June 8, 2016 Lunch – Sushi Hana, Dinner – Cashew Chicken with Baby Bok Choy
I toasted a bagel for breakfast and put cream cheese, slices of the newly prepared Gravad lax, capers and slices of onion on it. The gravad lax is fabulous. It must be the wonderful fresh salmon I bought at Ta Lin for $7.95/lb. on Saturday with all of its fat that made the difference. We sometimes forget how good the fish department at Ta Lin really is.
At around 11:30 Cliff called and I met Cliff for lunch at Sushi Hana. We both ordered the mackerel Bento box for $7.95, which has become one of my favorite downtown lunches. You initially are served a salad with a great ginger dressing and a bowl of good miso soup. The the bento box is brought with all its sections filled with an inverted bowl of rice, a sautéed salted mackerel filet on a small pile of stir fried vegetables, four nigiri sushi, four pieces of vegetable tempura and a tempura shrimp, a slice of orange, and an Eggroll, plus small bowls of teriyaki dipping sauce for the tempura and some plum sauce for the Eggroll. What a wonderful meal,
We enjoyed talking about stuff and eating all the different interesting items in the box until about 1:30.
At 4:00 I had to go to a closing at Stewart Title on Academy, so after the closing I stopped at the Sprouts store at Academy and San Mateo and bought Fresh Rockfish, blueberries, an eggplant, a small boneless ribeye steak, granola, olive oil.

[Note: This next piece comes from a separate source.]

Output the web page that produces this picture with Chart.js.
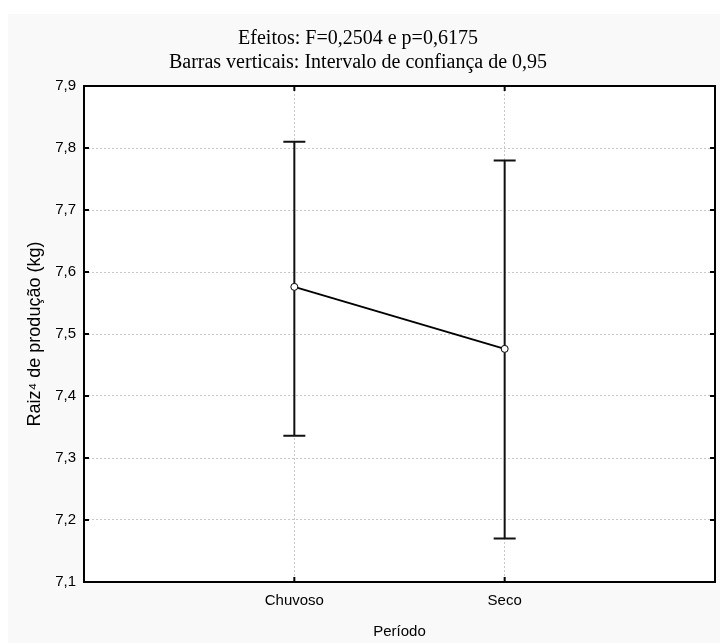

I got caught in the rush hour traffic at 5:45 on I-25 going south from Osuna. What a mess.
I finally got home and called Suzette , who said she was going to Belen to the Jaramillo Winery to taste and buy wine for the big meal on the 18th.
I decided to fix dinner. I sliced the two Ichiban eggplants I bought at Ta Lin on Saturday into 2 inch long strips and put them aside for Suzette to cook her favorite Garlic Eggplant dish grip on the Mastering the Art of Chinese Cooking Cookbook by Fei. I then sliced four stalks of Shanghai Baby Bok Choy from their stalks and separating the heavy white part from the green tops. I then diced 1 chicken breast and put it with the white tops. I then chopped up 2/3 of an onion and 1 zucchini and put that in a separate bowl. In the minced 2 cloves of garlic and 1 T. of ginger. I got out the sesame oil, Chinese Cooking Wine and soy sauce and the small can of sliced bamboo shoots I had bought at Ta Lin.
The secret to producing a harmonious combination of ingredients in a stir fried Chinese dish is to understand the relative cooking times for each ingredient and to add them and the sauce up ingredients at the right time. For example, with tonight’s meal the longest cooking time is required for the onion and zucchini so they are added first just after the peanut oil and a dash of sesame oil was heated and the ginger and garlic added to flavor the oil. Then after five to ten minutes of stir frying the onion and zucchini,I added the chicken and white sections of Bok choy and stir fried that for several more minutes and then added the bamboo shoots, 1/3 cup chicken stock, a dash of rice wine and a dash of soy.
I stopped the process there to wait for Suzette, but when Willy told me he was invited to Robin’s apartment to view the NBA finals at around 7:30, I fired up the heat under the wok and added the green tops of the Bok Choy and a handful of cashews and stir fried the mixture to combine the green tops and cook them. I made a thickening sauce with ¼ cup of chicken stock, 1 ½ T. of cornstarch, 2 T. water, 1 ½ T. of rice wine and 1 T. of soy.
In a couple of minutes everything was hot again an well blended, so I added the thicken upping sauce and waited a minute to see how thick the sauce became. When I saw that the sauce dried up, I added another ¼ cup of water to loosen up the sauce and heated some PPI rice from last night.
Willy and I served ourselves piles of rice covered with the chicken and cashew dish. No sooner had we sat down than Suzette arrived and plated herself a plate of the chicken dish and joined us.
I had not added and salt or sugar so the flavor of the dish was a little bland, so I added soy to the fish to give it a salty flavor and so did Suzette.
We all liked the lightness of the dish. I particularly liked the tenderness yet firmness of the bamboo shoots.